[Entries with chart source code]
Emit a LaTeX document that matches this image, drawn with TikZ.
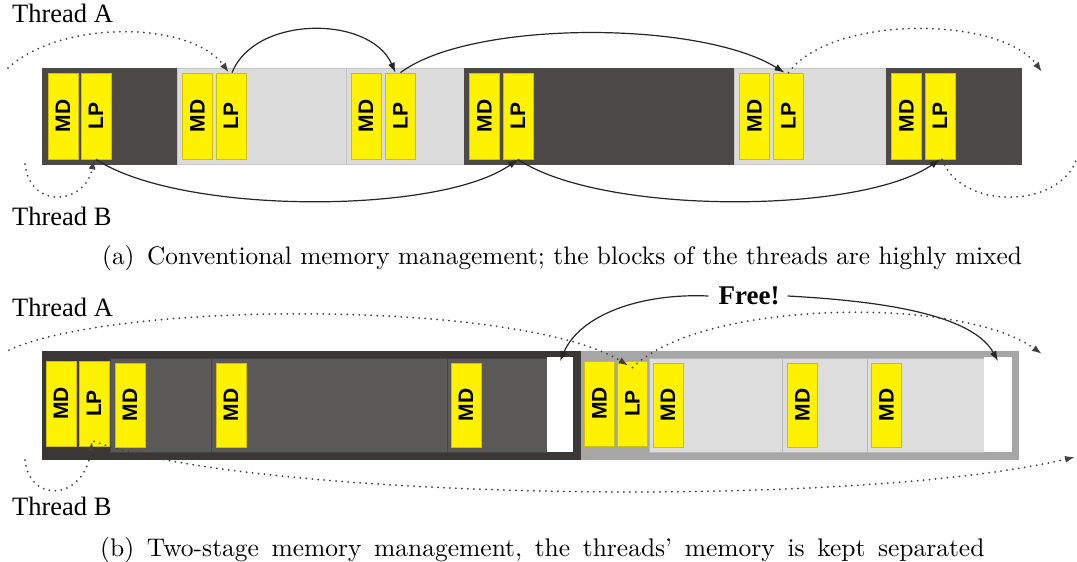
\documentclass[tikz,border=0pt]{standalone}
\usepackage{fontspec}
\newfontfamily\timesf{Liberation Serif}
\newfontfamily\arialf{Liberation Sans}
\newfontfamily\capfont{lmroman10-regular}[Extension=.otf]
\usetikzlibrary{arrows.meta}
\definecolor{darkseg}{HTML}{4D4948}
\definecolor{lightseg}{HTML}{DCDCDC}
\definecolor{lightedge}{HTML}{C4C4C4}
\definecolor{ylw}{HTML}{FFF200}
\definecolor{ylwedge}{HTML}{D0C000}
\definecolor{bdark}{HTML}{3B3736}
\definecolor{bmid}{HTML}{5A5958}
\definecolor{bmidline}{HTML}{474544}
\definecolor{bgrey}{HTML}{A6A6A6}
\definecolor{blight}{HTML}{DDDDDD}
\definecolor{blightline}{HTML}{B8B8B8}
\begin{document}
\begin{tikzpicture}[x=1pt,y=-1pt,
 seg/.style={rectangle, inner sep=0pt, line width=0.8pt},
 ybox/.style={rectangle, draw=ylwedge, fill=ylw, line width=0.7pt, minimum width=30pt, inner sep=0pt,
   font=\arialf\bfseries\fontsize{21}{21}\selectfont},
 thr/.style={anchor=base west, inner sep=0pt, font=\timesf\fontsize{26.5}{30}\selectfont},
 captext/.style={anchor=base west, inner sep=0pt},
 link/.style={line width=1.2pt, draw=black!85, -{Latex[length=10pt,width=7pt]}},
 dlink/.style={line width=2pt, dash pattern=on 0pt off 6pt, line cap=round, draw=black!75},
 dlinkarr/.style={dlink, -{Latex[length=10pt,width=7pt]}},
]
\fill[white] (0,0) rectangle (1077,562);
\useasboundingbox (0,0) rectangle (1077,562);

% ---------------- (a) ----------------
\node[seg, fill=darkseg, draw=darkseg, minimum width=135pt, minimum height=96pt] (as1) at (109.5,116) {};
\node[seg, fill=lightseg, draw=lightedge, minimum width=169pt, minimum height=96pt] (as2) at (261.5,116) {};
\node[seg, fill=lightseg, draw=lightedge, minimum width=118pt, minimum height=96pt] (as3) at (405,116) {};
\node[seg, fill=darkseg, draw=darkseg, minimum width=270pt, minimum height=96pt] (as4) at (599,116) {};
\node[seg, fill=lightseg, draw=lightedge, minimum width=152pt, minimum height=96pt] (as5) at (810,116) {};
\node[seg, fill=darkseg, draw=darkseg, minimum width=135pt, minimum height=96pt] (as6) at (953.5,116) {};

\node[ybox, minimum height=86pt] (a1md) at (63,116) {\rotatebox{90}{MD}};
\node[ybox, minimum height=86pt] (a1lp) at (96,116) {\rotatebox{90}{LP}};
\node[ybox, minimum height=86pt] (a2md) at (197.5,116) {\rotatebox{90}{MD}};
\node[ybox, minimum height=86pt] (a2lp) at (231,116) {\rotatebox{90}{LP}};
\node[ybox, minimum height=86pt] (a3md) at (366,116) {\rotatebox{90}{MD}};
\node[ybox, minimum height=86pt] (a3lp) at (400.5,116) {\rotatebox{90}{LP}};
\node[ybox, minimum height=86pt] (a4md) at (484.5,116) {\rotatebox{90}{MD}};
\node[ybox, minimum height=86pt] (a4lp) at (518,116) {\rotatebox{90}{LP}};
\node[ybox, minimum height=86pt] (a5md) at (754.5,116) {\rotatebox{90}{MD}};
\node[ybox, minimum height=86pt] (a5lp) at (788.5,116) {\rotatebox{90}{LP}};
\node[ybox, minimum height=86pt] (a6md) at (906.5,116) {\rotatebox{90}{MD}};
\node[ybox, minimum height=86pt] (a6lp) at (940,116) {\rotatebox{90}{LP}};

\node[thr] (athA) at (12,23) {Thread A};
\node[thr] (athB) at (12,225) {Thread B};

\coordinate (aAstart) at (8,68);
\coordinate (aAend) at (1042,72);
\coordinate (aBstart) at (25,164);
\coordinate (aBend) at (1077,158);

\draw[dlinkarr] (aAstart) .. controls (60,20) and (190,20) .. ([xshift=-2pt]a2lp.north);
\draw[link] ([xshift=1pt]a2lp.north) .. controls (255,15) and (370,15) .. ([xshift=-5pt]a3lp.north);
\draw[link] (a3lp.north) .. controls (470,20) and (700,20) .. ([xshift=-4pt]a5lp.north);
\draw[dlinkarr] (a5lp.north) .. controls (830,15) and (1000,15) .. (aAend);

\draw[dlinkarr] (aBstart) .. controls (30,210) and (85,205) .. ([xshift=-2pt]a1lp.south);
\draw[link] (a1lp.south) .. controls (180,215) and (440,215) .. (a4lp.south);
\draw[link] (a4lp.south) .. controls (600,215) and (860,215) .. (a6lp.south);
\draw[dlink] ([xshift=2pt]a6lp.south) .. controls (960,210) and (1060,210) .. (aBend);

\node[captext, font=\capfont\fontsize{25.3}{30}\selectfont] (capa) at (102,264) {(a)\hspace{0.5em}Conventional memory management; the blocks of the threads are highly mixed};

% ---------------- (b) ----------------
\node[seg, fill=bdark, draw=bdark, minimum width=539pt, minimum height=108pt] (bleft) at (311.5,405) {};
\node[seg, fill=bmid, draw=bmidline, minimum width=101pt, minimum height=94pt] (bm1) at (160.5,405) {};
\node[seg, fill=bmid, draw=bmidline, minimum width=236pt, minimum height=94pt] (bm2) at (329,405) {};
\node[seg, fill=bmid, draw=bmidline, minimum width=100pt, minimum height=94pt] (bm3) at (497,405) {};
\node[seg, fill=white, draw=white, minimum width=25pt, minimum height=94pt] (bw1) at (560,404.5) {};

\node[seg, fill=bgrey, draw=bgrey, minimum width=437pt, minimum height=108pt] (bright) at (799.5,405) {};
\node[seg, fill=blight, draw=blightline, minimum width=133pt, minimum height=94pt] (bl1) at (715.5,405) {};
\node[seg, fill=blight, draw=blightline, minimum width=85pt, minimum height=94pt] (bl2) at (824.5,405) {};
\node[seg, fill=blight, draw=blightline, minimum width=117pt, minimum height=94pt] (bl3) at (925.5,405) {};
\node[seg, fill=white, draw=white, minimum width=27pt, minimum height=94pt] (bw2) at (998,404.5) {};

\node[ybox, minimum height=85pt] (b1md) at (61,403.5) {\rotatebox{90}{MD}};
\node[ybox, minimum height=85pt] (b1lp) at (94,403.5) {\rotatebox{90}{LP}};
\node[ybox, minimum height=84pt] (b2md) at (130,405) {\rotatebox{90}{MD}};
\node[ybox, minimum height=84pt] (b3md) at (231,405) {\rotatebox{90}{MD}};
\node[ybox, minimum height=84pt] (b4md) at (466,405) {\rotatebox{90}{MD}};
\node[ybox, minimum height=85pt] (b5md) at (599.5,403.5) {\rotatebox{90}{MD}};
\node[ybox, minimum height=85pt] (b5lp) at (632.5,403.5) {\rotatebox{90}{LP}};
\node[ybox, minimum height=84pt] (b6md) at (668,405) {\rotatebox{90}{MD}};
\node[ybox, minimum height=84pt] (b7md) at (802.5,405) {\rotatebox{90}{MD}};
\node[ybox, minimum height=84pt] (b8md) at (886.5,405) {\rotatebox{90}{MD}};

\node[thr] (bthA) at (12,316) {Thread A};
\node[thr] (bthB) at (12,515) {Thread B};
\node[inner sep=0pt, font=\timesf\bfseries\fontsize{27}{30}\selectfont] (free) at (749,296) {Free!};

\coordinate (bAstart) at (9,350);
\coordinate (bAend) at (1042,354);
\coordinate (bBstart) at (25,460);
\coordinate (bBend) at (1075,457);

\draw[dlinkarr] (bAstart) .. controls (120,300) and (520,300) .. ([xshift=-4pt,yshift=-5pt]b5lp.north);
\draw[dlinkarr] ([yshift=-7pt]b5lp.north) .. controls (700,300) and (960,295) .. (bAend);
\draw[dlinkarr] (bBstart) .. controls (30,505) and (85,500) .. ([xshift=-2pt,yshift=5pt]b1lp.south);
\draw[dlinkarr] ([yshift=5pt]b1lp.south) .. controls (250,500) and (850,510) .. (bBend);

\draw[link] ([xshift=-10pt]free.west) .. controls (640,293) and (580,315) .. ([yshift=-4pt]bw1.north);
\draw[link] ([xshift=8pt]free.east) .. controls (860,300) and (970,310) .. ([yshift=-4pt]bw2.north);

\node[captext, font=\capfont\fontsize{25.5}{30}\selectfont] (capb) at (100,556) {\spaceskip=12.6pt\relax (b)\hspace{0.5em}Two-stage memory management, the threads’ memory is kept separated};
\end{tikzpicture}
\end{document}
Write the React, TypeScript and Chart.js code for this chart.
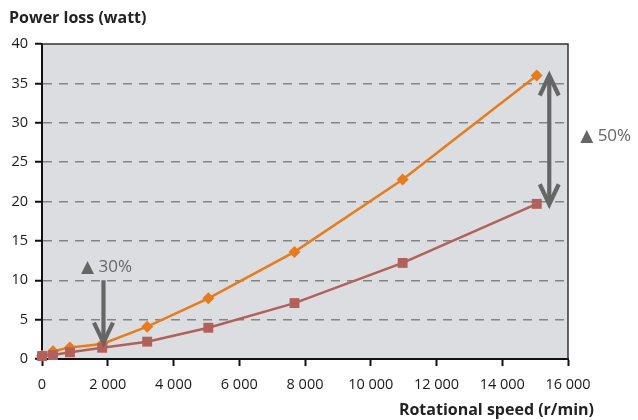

**Direction:**
Write out every line of the entries that holds the word "this".

**Output below:**
Emit a LaTeX document that matches this image, drawn with TikZ.
Write the React, TypeScript and Chart.js code for this chart.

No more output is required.